§ **Job**:
Omit any picture, and return the remaining data exactly as written.

§ **Dataset section**:
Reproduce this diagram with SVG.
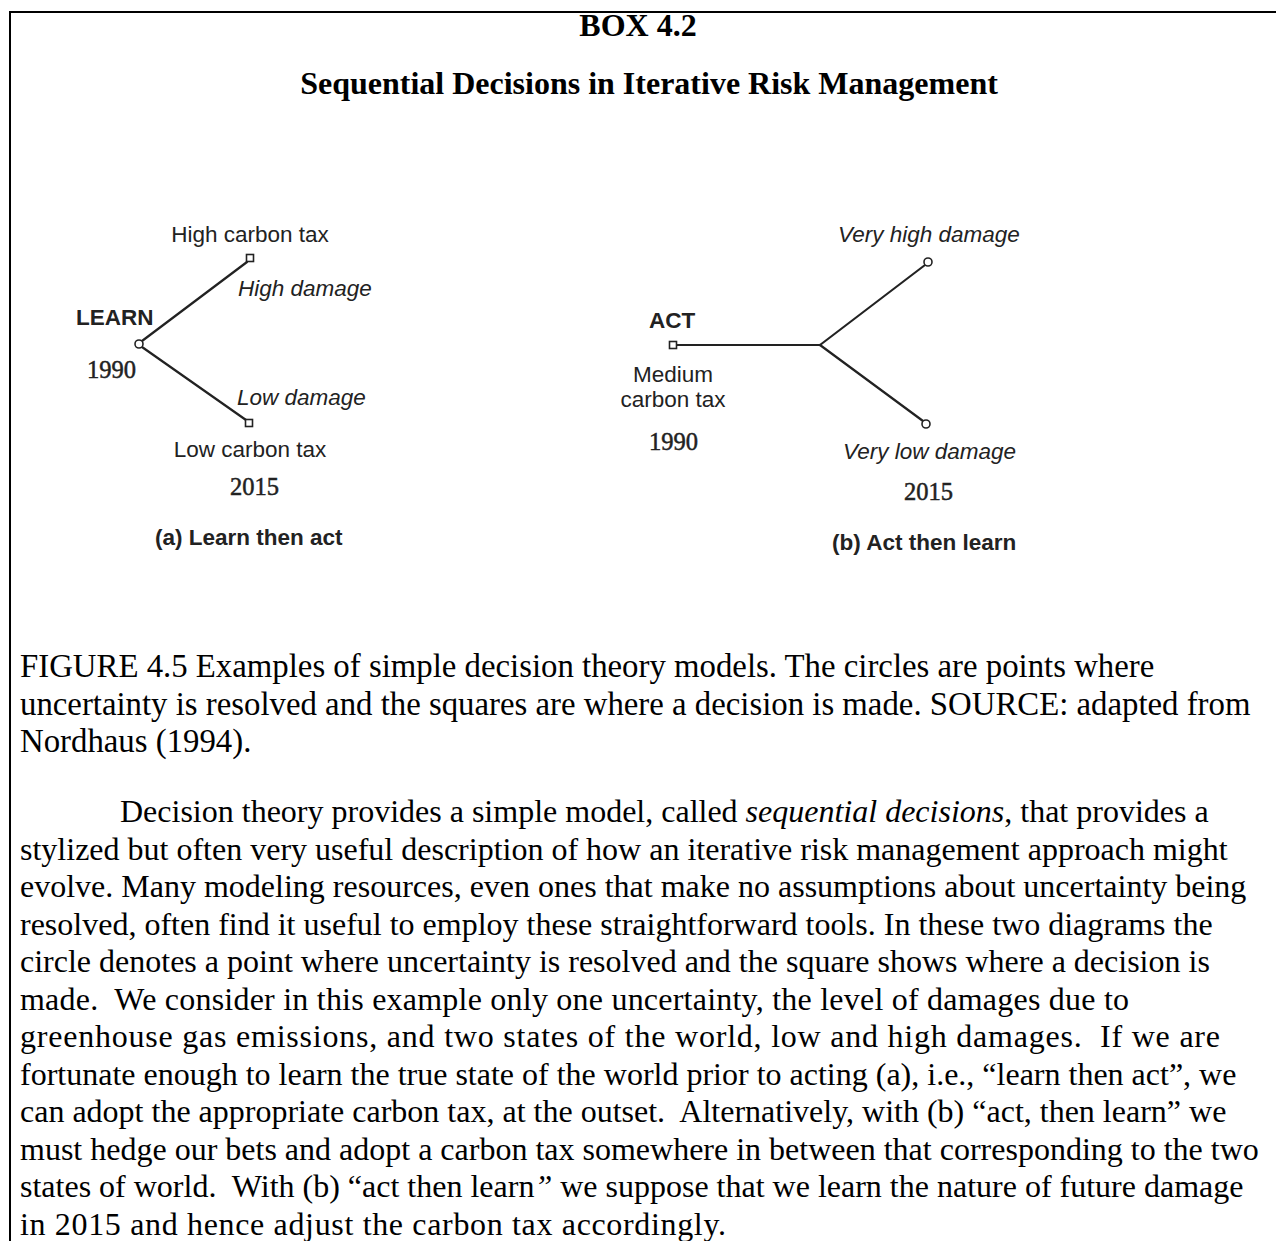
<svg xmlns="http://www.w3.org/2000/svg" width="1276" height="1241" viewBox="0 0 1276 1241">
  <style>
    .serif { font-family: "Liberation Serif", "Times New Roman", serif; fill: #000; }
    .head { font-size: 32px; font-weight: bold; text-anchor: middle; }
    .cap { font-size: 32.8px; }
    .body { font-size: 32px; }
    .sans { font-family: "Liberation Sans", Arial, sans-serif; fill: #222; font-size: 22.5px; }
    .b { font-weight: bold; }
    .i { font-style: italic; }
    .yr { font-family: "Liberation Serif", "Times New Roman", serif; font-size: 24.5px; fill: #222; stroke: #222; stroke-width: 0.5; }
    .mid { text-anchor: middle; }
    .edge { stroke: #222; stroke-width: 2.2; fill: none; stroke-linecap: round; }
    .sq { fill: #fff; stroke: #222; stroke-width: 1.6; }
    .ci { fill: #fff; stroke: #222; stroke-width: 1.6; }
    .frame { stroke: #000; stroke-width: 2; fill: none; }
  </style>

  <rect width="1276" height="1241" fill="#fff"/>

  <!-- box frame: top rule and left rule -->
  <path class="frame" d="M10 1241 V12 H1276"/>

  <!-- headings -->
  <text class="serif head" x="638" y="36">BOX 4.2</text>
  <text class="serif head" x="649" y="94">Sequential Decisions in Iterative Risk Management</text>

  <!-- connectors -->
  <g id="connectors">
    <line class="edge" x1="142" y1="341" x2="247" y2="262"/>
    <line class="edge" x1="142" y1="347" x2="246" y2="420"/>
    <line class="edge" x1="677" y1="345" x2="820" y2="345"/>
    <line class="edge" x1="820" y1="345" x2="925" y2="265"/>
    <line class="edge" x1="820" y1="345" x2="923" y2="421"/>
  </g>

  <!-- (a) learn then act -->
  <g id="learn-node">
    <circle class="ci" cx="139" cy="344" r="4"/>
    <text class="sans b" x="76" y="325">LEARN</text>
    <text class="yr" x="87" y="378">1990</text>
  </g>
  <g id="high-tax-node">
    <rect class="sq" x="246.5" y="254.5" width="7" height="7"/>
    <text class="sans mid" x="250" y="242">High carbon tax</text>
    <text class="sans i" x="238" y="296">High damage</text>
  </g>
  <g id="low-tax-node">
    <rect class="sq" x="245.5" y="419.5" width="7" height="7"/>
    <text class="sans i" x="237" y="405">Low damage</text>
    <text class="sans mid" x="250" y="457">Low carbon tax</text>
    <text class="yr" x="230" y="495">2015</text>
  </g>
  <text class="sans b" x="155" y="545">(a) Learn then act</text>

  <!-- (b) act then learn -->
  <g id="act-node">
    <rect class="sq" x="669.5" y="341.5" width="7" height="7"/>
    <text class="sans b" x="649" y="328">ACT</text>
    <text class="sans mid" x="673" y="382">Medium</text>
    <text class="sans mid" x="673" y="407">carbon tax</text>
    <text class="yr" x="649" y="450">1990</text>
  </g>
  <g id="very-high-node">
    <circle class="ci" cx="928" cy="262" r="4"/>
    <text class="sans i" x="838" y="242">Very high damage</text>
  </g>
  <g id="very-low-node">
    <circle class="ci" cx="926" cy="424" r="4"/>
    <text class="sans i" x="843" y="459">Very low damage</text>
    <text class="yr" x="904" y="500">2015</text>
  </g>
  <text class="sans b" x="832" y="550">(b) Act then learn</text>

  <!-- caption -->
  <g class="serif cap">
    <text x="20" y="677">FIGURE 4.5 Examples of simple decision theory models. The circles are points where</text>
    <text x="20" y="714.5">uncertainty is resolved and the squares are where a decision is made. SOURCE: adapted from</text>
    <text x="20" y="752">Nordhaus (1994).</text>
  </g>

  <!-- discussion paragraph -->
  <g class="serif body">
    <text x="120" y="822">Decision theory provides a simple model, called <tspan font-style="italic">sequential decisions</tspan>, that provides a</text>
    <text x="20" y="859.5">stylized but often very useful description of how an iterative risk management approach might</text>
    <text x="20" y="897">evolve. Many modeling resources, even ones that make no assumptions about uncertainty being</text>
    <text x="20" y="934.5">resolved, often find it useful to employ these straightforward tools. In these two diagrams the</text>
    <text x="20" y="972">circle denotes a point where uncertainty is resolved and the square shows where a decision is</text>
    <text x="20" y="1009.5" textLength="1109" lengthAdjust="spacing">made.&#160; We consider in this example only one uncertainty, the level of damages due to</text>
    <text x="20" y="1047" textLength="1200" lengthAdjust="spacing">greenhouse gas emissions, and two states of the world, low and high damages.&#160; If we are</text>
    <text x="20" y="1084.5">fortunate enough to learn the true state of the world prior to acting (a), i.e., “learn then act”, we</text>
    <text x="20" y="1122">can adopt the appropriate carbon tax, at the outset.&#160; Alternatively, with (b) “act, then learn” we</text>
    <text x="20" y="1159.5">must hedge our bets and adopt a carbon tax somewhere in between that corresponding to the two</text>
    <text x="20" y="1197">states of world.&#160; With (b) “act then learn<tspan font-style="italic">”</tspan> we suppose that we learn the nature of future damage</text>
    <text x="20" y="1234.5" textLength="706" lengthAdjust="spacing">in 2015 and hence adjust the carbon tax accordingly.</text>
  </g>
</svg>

§ **Result of the task**:
Reproduce this diagram with SVG.
<svg xmlns="http://www.w3.org/2000/svg" width="1276" height="1241" viewBox="0 0 1276 1241">
  <style>
    .serif { font-family: "Liberation Serif", "Times New Roman", serif; fill: #000; }
    .head { font-size: 32px; font-weight: bold; text-anchor: middle; }
    .cap { font-size: 32.8px; }
    .body { font-size: 32px; }
    .sans { font-family: "Liberation Sans", Arial, sans-serif; fill: #222; font-size: 22.5px; }
    .b { font-weight: bold; }
    .i { font-style: italic; }
    .yr { font-family: "Liberation Serif", "Times New Roman", serif; font-size: 24.5px; fill: #222; stroke: #222; stroke-width: 0.5; }
    .mid { text-anchor: middle; }
    .edge { stroke: #222; stroke-width: 2.2; fill: none; stroke-linecap: round; }
    .sq { fill: #fff; stroke: #222; stroke-width: 1.6; }
    .ci { fill: #fff; stroke: #222; stroke-width: 1.6; }
    .frame { stroke: #000; stroke-width: 2; fill: none; }
  </style>

  <rect width="1276" height="1241" fill="#fff"/>

  <!-- box frame: top rule and left rule -->
  <path class="frame" d="M10 1241 V12 H1276"/>

  <!-- headings -->
  <text class="serif head" x="638" y="36">BOX 4.2</text>
  <text class="serif head" x="649" y="94">Sequential Decisions in Iterative Risk Management</text>

  <!-- connectors -->
  <g id="connectors">
    <line class="edge" x1="142" y1="341" x2="247" y2="262"/>
    <line class="edge" x1="142" y1="347" x2="246" y2="420"/>
    <line class="edge" x1="677" y1="345" x2="820" y2="345"/>
    <line class="edge" x1="820" y1="345" x2="925" y2="265"/>
    <line class="edge" x1="820" y1="345" x2="923" y2="421"/>
  </g>

  <!-- (a) learn then act -->
  <g id="learn-node">
    <circle class="ci" cx="139" cy="344" r="4"/>
    <text class="sans b" x="76" y="325">LEARN</text>
    <text class="yr" x="87" y="378">1990</text>
  </g>
  <g id="high-tax-node">
    <rect class="sq" x="246.5" y="254.5" width="7" height="7"/>
    <text class="sans mid" x="250" y="242">High carbon tax</text>
    <text class="sans i" x="238" y="296">High damage</text>
  </g>
  <g id="low-tax-node">
    <rect class="sq" x="245.5" y="419.5" width="7" height="7"/>
    <text class="sans i" x="237" y="405">Low damage</text>
    <text class="sans mid" x="250" y="457">Low carbon tax</text>
    <text class="yr" x="230" y="495">2015</text>
  </g>
  <text class="sans b" x="155" y="545">(a) Learn then act</text>

  <!-- (b) act then learn -->
  <g id="act-node">
    <rect class="sq" x="669.5" y="341.5" width="7" height="7"/>
    <text class="sans b" x="649" y="328">ACT</text>
    <text class="sans mid" x="673" y="382">Medium</text>
    <text class="sans mid" x="673" y="407">carbon tax</text>
    <text class="yr" x="649" y="450">1990</text>
  </g>
  <g id="very-high-node">
    <circle class="ci" cx="928" cy="262" r="4"/>
    <text class="sans i" x="838" y="242">Very high damage</text>
  </g>
  <g id="very-low-node">
    <circle class="ci" cx="926" cy="424" r="4"/>
    <text class="sans i" x="843" y="459">Very low damage</text>
    <text class="yr" x="904" y="500">2015</text>
  </g>
  <text class="sans b" x="832" y="550">(b) Act then learn</text>

  <!-- caption -->
  <g class="serif cap">
    <text x="20" y="677">FIGURE 4.5 Examples of simple decision theory models. The circles are points where</text>
    <text x="20" y="714.5">uncertainty is resolved and the squares are where a decision is made. SOURCE: adapted from</text>
    <text x="20" y="752">Nordhaus (1994).</text>
  </g>

  <!-- discussion paragraph -->
  <g class="serif body">
    <text x="120" y="822">Decision theory provides a simple model, called <tspan font-style="italic">sequential decisions</tspan>, that provides a</text>
    <text x="20" y="859.5">stylized but often very useful description of how an iterative risk management approach might</text>
    <text x="20" y="897">evolve. Many modeling resources, even ones that make no assumptions about uncertainty being</text>
    <text x="20" y="934.5">resolved, often find it useful to employ these straightforward tools. In these two diagrams the</text>
    <text x="20" y="972">circle denotes a point where uncertainty is resolved and the square shows where a decision is</text>
    <text x="20" y="1009.5" textLength="1109" lengthAdjust="spacing">made.&#160; We consider in this example only one uncertainty, the level of damages due to</text>
    <text x="20" y="1047" textLength="1200" lengthAdjust="spacing">greenhouse gas emissions, and two states of the world, low and high damages.&#160; If we are</text>
    <text x="20" y="1084.5">fortunate enough to learn the true state of the world prior to acting (a), i.e., “learn then act”, we</text>
    <text x="20" y="1122">can adopt the appropriate carbon tax, at the outset.&#160; Alternatively, with (b) “act, then learn” we</text>
    <text x="20" y="1159.5">must hedge our bets and adopt a carbon tax somewhere in between that corresponding to the two</text>
    <text x="20" y="1197">states of world.&#160; With (b) “act then learn<tspan font-style="italic">”</tspan> we suppose that we learn the nature of future damage</text>
    <text x="20" y="1234.5" textLength="706" lengthAdjust="spacing">in 2015 and hence adjust the carbon tax accordingly.</text>
  </g>
</svg>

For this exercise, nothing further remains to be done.